I asked for a measurement which could identify such a group, not a measurement that would. I can easily tell you experiments to test this in physics - solve Newton's law of motion and find a celestial body with motion that doesn't agree with it.
If I were advocating for the invisible roller coaster track theory of celestial motion, I couldn't provide such an experiment. The invisible roller coaster tracks are observable only by celestial motion - whichever way the moon moves, that's where the track is.
The only way to refute the theory would be via an alternate method of observing the position of the tracks and then observing whether the moon actually followed that track. If someone didn't provide that alternate method, I'd say he was not even wrong.
However, if you have specific questions...
Besides the one I repeatedly ask, you mean?
Examples from the middle ages include grants of knighthood as payment for some unusual service. While usually a knight would only come from wealthy or noble families (or at least a family with good connections) -- hence, from a position of some power -- sometimes knighthood was granted to brave foot soldiers -- i.e. people with little power. Sometimes, the title came with land (and the serfs that worked it, of course).
In non feudal societies, social mobility was usually achieved through money, although some classes were barred from obtaining any money whatsoever (slaves). You can see groups of immigrants, provided the host society did not block their steps too much, slowly gain money, and later recognition and connections. This process would often take several generations.
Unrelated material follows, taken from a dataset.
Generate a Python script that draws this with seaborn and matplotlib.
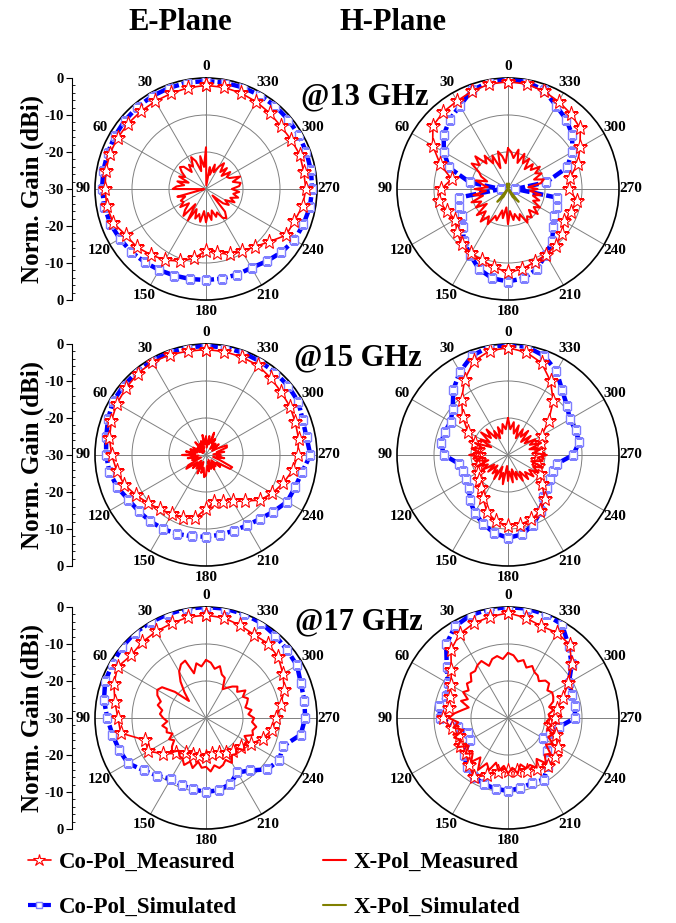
import numpy as np
import matplotlib
matplotlib.use("Agg")
import matplotlib.pyplot as plt
from matplotlib.lines import Line2D
from matplotlib.ticker import MultipleLocator
import seaborn as sns

# angle grids (deg), 0 at top, counter-clockwise
ang_co = np.arange(0, 360, 10)
ang_x = np.arange(0, 360, 5)
angle_labels = ["0", "30", "60", "90", "120", "150", "180", "210", "240", "270", "300", "330"]
lin_labels = ["0", "-10", "-20", "-30", "-20", "-10", "0"]
freqs = ["@13 GHz", "@15 GHz", "@17 GHz"]

# ---------------- 13 GHz ----------------
e13_sim = [-0.8, -0.8, -0.9, -1.0, -1.1, -1.3, -1.5, -1.7, -1.8, -1.9, -2.1, -2.5,
           -3.1, -3.6, -4.2, -4.7, -5.1, -5.3, -5.4, -5.4, -5.4, -5.4, -4.5, -3.4,
           -2.4, -2.0, -1.5, -1.3, -1.2, -1.1, -1.0, -0.9, -0.8, -0.8, -0.8, -0.8]
e13_co = [-2.0, -2.2, -2.5, -2.6, -2.6, -2.5, -2.4, -2.3, -2.5, -2.7, -2.8, -3.3,
          -5.0, -5.6, -6.8, -7.8, -9.3, -11.0, -13.3, -12.5, -11.2, -10.5, -9.6, -7.8,
          -5.0, -4.6, -3.5, -3.0, -3.2, -3.0, -3.4, -3.6, -3.2, -2.8, -2.4, -2.1]
e13_x = [-18.8, -24, -21, -25, -22, -20.5, -23, -22, -24, -21.5, -20.8, -22, -23.5, -22, -25, -22,
         -24, -22, -21, -29.5, -29, -22, -24, -22.5, -23, -21.5, -24, -22, -20.5, -25, -20.2, -24,
         -21.5, -23, -21, -24, -21, -23.5, -21.5, -24, -22, -23, -21, -20.4, -22, -27.5, -24, -22.5,
         -24, -21.5, -23, -21, -22.5, -21, -23, -21, -20.5, -22.5, -20.2, -23, -23.5, -22, -24.5, -22,
         -24, -21.5, -23, -25, -23, -26, -24, -29]
h13_sim = [-0.4, -0.6, -1.6, -4.0, -5.5, -7.3, -10.0, -13.0, -19.5, -28.0, -16.5, -16.0,
           -15.5, -14.0, -11.5, -9.5, -7.0, -5.5, -5.0, -5.5, -7.0, -9.5, -11.5, -14.0,
           -15.5, -16.0, -16.5, -28.0, -19.5, -13.0, -10.0, -7.3, -5.5, -4.0, -1.6, -0.6]
h13_co = [-1.0, -1.2, -1.8, -2.5, -2.8, -3.5, -6.5, -10.5, -14.5, -12.0, -11.0, -12.5,
          -13.5, -12.0, -10.5, -10.0, -9.5, -8.5, -7.5, -8.0, -9.0, -9.5, -10.0, -11.0,
          -12.5, -12.0, -11.0, -13.5, -13.0, -10.0, -7.5, -4.5, -3.5, -2.7, -1.8, -1.2]
h13_x = [-19, -23, -21, -19.5, -24, -20, -22, -19, -21, -17.5, -20, -18, -21, -22, -24, -21,
         -23, -24.5, -21, -24, -20.5, -23, -19.5, -22, -20, -23, -19, -21.5, -18.5, -21, -19, -22,
         -21, -24, -22, -25, -20.5, -24, -21.5, -23, -21, -22.5, -19.5, -21, -20, -22, -19.5, -21.5,
         -20, -22.5, -21, -23, -21, -24, -22, -24.5, -21, -20, -22.5, -20, -21.5, -19.5, -22, -20.5,
         -23, -20, -22, -19.5, -22.5, -19, -21.5, -20]
h13_xsim = [-30, -28.5, -29.5, -30, -30, -30, -30, -30, -30, -30, -30, -30,
            -30, -29.5, -25.5, -27.5, -30, -30, -30, -30, -30, -27.5, -25.5, -29.5,
            -30, -30, -30, -30, -30, -30, -30, -30, -30, -30, -29.5, -28.5]

# ---------------- 15 GHz ----------------
e15_sim = [-0.5, -0.5, -0.6, -0.7, -0.8, -0.9, -1.0, -1.8, -2.6, -3.0, -3.5, -4.5,
           -5.8, -6.3, -6.6, -6.9, -7.3, -7.7, -7.9, -8.1, -8.2, -8.0, -7.4, -6.2,
           -4.7, -4.4, -3.6, -1.8, -2.4, -2.2, -1.2, -1.0, -0.9, -0.8, -0.6, -0.5]
e15_co = [-1.5, -1.5, -1.2, -1.0, -1.3, -1.8, -2.2, -2.8, -3.5, -4.5, -5.5, -6.5,
          -8.2, -9.7, -10.8, -11.6, -12.0, -12.6, -15.5, -17.0, -16.6, -15.5, -13.8, -11.0,
          -9.3, -7.8, -6.2, -5.2, -4.6, -4.3, -3.8, -3.5, -2.8, -2.0, -1.8, -1.6]
e15_x = [-25, -27, -24.5, -28, -26, -29, -26.5, -28, -25.5, -28.5, -27, -29, -26, -28, -25.5, -27.5,
         -24.5, -27, -23.5, -28, -25, -27.5, -26, -28.5, -24.5, -23.5, -27, -25, -28, -25.5, -27.5, -24.5,
         -28, -25, -26.5, -24, -24.5, -27, -25.5, -28, -26, -28.5, -25.5, -27.5, -26, -28, -25, -26.5,
         -22.5, -22.2, -26, -28, -25, -27, -26, -28, -25, -27, -24, -23.8, -26.5, -28, -25.5, -27.5,
         -26, -28, -25, -26.5, -23.6, -27, -24.8, -28]
h15_sim = [-0.3, -0.3, -1.5, -4.0, -7.0, -10.5, -12.1, -11.8, -11.6, -12.7, -16.5, -17.0,
           -17.0, -16.2, -14.0, -12.0, -10.2, -8.6, -7.6, -8.2, -10.0, -12.4, -15.2, -16.3,
           -16.8, -17.0, -16.5, -12.4, -10.5, -10.5, -10.7, -9.2, -7.2, -3.8, -1.5, -0.3]
h15_co = [-1.0, -1.4, -3.0, -6.5, -10.5, -14.0, -17.5, -20.5, -21.8, -22.2, -22.0, -21.3,
          -20.5, -19.6, -18.5, -16.5, -13.5, -11.8, -10.8, -10.9, -11.5, -12.5, -14.5, -18.0,
          -20.0, -21.5, -22.0, -22.0, -21.5, -20.5, -19.5, -15.7, -11.0, -7.0, -3.5, -1.8]
h15_x = [-20, -23, -21.5, -24, -22, -25, -22.5, -24.5, -21, -23.5, -20.5, -24, -21.5, -25, -20.5, -23,
         -20, -22.5, -19.5, -23, -21, -24.5, -21, -24, -22, -25.5, -23, -26, -23.5, -25, -22.5, -26.5,
         -23, -25, -22, -27, -23, -25.5, -22.5, -26, -23, -25, -22, -24.5, -21.5, -23.5, -21, -23,
         -20.5, -22.5, -20, -23.5, -20.5, -22, -19.5, -23, -21, -24, -20.5, -23.5, -21.5, -24.5, -22, -25,
         -21.5, -24, -22, -25, -21.5, -24, -21, -23]

# ---------------- 17 GHz ----------------
e17_sim = [0.0, 0.0, -0.1, -0.1, 0.0, -0.3, -0.8, -1.0, -2.0, -3.3, -4.3, -5.0,
           -5.6, -8.0, -9.6, -11.0, -10.7, -10.4, -10.0, -10.2, -11.0, -13.0, -11.5, -8.4,
           -7.2, -7.8, -4.0, -3.2, -3.0, -2.7, -1.6, -1.4, -0.9, -0.3, -0.1, 0.0]
e17_co = [-2.2, -2.3, -2.8, -3.0, -3.2, -3.6, -2.4, -3.5, -5.0, -6.2, -6.6, -12.5,
          -12.0, -15.0, -17.5, -19.0, -19.5, -19.5, -19.5, -20.0, -20.0, -19.0, -18.5, -17.8,
          -16.0, -13.7, -11.8, -11.0, -9.5, -7.5, -6.0, -4.5, -3.8, -4.0, -3.3, -2.5]
e17_x = [-14.3, -16, -15, -17.5, -13.5, -14, -15.5, -18, -21, -23.5, -19, -15.5, -14.8, -15.5, -17, -16.5,
         -18, -17.5, -18.4, -19.5, -18, -19, -18.7, -20, -18.5, -19.5, -18, -17, -18.5, -17.5, -17.3, -16,
         -17.5, -16, -18, -16.5, -16.8, -15.5, -17, -16, -16.5, -17.5, -16, -17.8, -17.3, -18.5, -16.5, -17.5,
         -17, -18.5, -16.5, -17, -16.2, -17.5, -17, -18.5, -17.5, -19, -18.2, -17.5, -18.5, -17, -19, -18,
         -18.9, -20, -21, -18, -17.5, -15.5, -16.5, -15]
h17_sim = [0.0, -0.2, -0.4, -1.4, -4.0, -8.4, -11.2, -12.3, -11.2, -11.6, -16.2, -18.4,
           -18.0, -14.5, -12.8, -11.7, -11.0, -10.6, -10.3, -10.8, -11.2, -10.8, -13.2, -16.3,
           -19.0, -18.0, -16.0, -11.9, -11.6, -11.5, -11.0, -7.5, -4.5, -0.8, -0.2, 0.0]
h17_co = [-1.6, -2.2, -2.8, -3.8, -6.0, -10.0, -12.2, -13.2, -13.7, -12.4, -14.5, -16.0,
          -15.0, -15.2, -13.5, -11.6, -13.5, -15.2, -15.7, -15.5, -14.8, -14.2, -13.0, -13.5,
          -14.5, -16.2, -18.4, -17.3, -16.5, -14.2, -11.2, -7.5, -4.1, -3.4, -3.6, -2.5]
h17_x = [-12.4, -14, -13, -13.5, -15, -13, -13.5, -14.5, -14.3, -16, -15.5, -17, -16, -18, -16.5, -19,
         -17.5, -15.5, -14, -16.5, -15, -17.5, -14.5, -16, -14.2, -17, -15, -16.5, -14.5, -17, -13.8, -16.5,
         -15, -17.5, -15.5, -17, -15, -16.5, -14.8, -17, -15.5, -16, -14.5, -16.5, -14, -16, -15, -17.5,
         -16, -18, -17, -19, -18, -19.5, -18.6, -19, -17.5, -18.5, -17, -16.5, -16.2, -17, -15.5, -15.7,
         -17, -16, -15.7, -14.5, -15.5, -13.8, -14.5, -13]

panels = [
    ("E", 0, e13_sim, e13_co, e13_x, None),
    ("H", 0, h13_sim, h13_co, h13_x, h13_xsim),
    ("E", 1, e15_sim, e15_co, e15_x, None),
    ("H", 1, h15_sim, h15_co, h15_x, None),
    ("E", 2, e17_sim, e17_co, e17_x, None),
    ("H", 2, h17_sim, h17_co, h17_x, None),
]

RED = "#ff0000"
BLUE = "#0000ff"
SQ_EDGE = "#7f7fff"
OLIVE = "#808000"

sns.set_style("white")
plt.rcParams["font.family"] = ["Liberation Serif", "DejaVu Serif"]
plt.rcParams["font.weight"] = "bold"
plt.rcParams["text.color"] = "black"
plt.rcParams["xtick.color"] = "black"
plt.rcParams["ytick.color"] = "black"
plt.rcParams["axes.labelcolor"] = "black"
plt.rcParams["axes.edgecolor"] = "black"

W, H = 676, 923
R = 111
col_cx = {"E": 206, "H": 508}
row_cy = [189, 455, 718]

fig = plt.figure(figsize=(W / 100, H / 100), dpi=100)


def closed(ang, vals):
    return np.deg2rad(np.append(ang, 360)), np.append(vals, vals[0])


for plane, row, sim, co, xm, xs in panels:
    cx, cy = col_cx[plane], row_cy[row]
    ax = fig.add_axes([(cx - R) / W, 1 - (cy + R) / H, 2 * R / W, 2 * R / H], projection="polar")
    ax.set_theta_zero_location("N")
    ax.set_theta_direction(1)

    t, r = closed(ang_co, sim)
    sns.lineplot(x=t, y=r, ax=ax, sort=False, estimator=None, color=BLUE, lw=3.2,
                 linestyle=(0, (2.4, 0.7)), marker="s", ms=5.5, mfc="white",
                 mec=SQ_EDGE, mew=1.0, zorder=3)
    t, r = closed(ang_co, co)
    sns.lineplot(x=t, y=r, ax=ax, sort=False, estimator=None, color=RED, lw=1.2,
                 marker="*", ms=11, mfc="white", mec=RED, mew=0.8, zorder=4)
    t, r = closed(ang_x, xm)
    sns.lineplot(x=t, y=r, ax=ax, sort=False, estimator=None, color=RED, lw=1.5, zorder=5)
    if xs is not None:
        t, r = closed(ang_co, xs)
        sns.lineplot(x=t, y=r, ax=ax, sort=False, estimator=None, color=OLIVE, lw=1.5, zorder=6)

    ax.set_ylim(-30, 0)
    ax.set_yticks([-20, -10])
    ax.set_yticklabels([])
    ax.set_xticks(np.deg2rad(np.arange(0, 360, 30)))
    ax.set_xticklabels(angle_labels, fontsize=11, fontweight="bold")
    ax.tick_params(axis="x", pad=-2)
    ax.grid(True, color="#808080", lw=0.7)
    ax.spines["polar"].set_linewidth(1.2)
    ax.spines["polar"].set_color("black")
    ax.set_xlabel("")
    ax.set_ylabel("")

    if plane == "E":
        lax = fig.add_axes([72 / W, 1 - (cy + R) / H, 0.5 / W, 2 * R / H])
        for s in ["top", "right", "bottom"]:
            lax.spines[s].set_visible(False)
        lax.spines["left"].set_linewidth(0.8)
        lax.set_xticks([])
        lax.set_ylim(-30, 30)
        lax.set_yticks(np.arange(-30, 31, 10))
        lax.set_yticklabels(lin_labels, fontsize=10.5, fontweight="bold")
        lax.yaxis.set_minor_locator(MultipleLocator(2))
        lax.tick_params(axis="y", which="major", direction="out", length=4, width=0.8, pad=2, left=True)
        lax.tick_params(axis="y", which="minor", direction="in", length=2.5, width=0.6, left=True)
        lax.set_ylabel("Norm. Gain (dBi)", fontsize=18, fontweight="bold", labelpad=0)

# column titles and frequency tags
fig.text(180 / W, 1 - 23 / H, "E-Plane", ha="center", va="center", fontsize=22, fontweight="bold")
fig.text(393 / W, 1 - 23 / H, "H-Plane", ha="center", va="center", fontsize=22, fontweight="bold")
for (fx, fy), lab in zip([(365, 97), (358, 358), (359, 622)], freqs):
    fig.text(fx / W, 1 - fy / H, lab, ha="center", va="center", fontsize=22, fontweight="bold")

# legend
h_co = Line2D([], [], color=RED, lw=1.2, marker="*", ms=9, mfc="white", mec=RED, mew=0.8)
h_sim = Line2D([], [], color=BLUE, lw=3.0, linestyle=(0, (2.4, 0.7)), marker="s", ms=5,
               mfc="white", mec=SQ_EDGE)
h_xm = Line2D([], [], color=RED, lw=1.5)
h_xs = Line2D([], [], color=OLIVE, lw=1.5)
leg_kw = dict(frameon=False, loc="upper left", fontsize=16.5, handlelength=1.0,
              handletextpad=0.35, labelspacing=1.05, borderaxespad=0, borderpad=0)
fig.legend([h_co, h_sim], ["Co-Pol_Measured", "Co-Pol_Simulated"],
           bbox_to_anchor=(28 / W, 1 - 852 / H), **leg_kw)
fig.legend([h_xm, h_xs], ["X-Pol_Measured", "X-Pol_Simulated"],
           bbox_to_anchor=(323 / W, 1 - 852 / H), **leg_kw)

fig.savefig("out.png", dpi=100, facecolor="white")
Analyzing those processes is helped by the fact that often you can observe power directly. Money and nobility titles are very conspicuous forms of power, easily measurable directly. More hidden forms of power such as connections can also be traced directly (a boy of low background would be taken to the home of a merchant as a gift to his parents in recognition of some service; this lets you trace connections across classes); charisma (which in the middle ages was a great way to attain power in religious circles) could be seen in some extraordinary ascetic acts or visions. The latter was one of the few ways women could rise to positions of power in medieval societies (see Joan of Arc), although others would be marrying, and surviving, a man of power. While it was often expected of widows to remarry, some medieval societies were surprisingly relatively accepting widows, recognized their independence, and allowed them to transact on their own.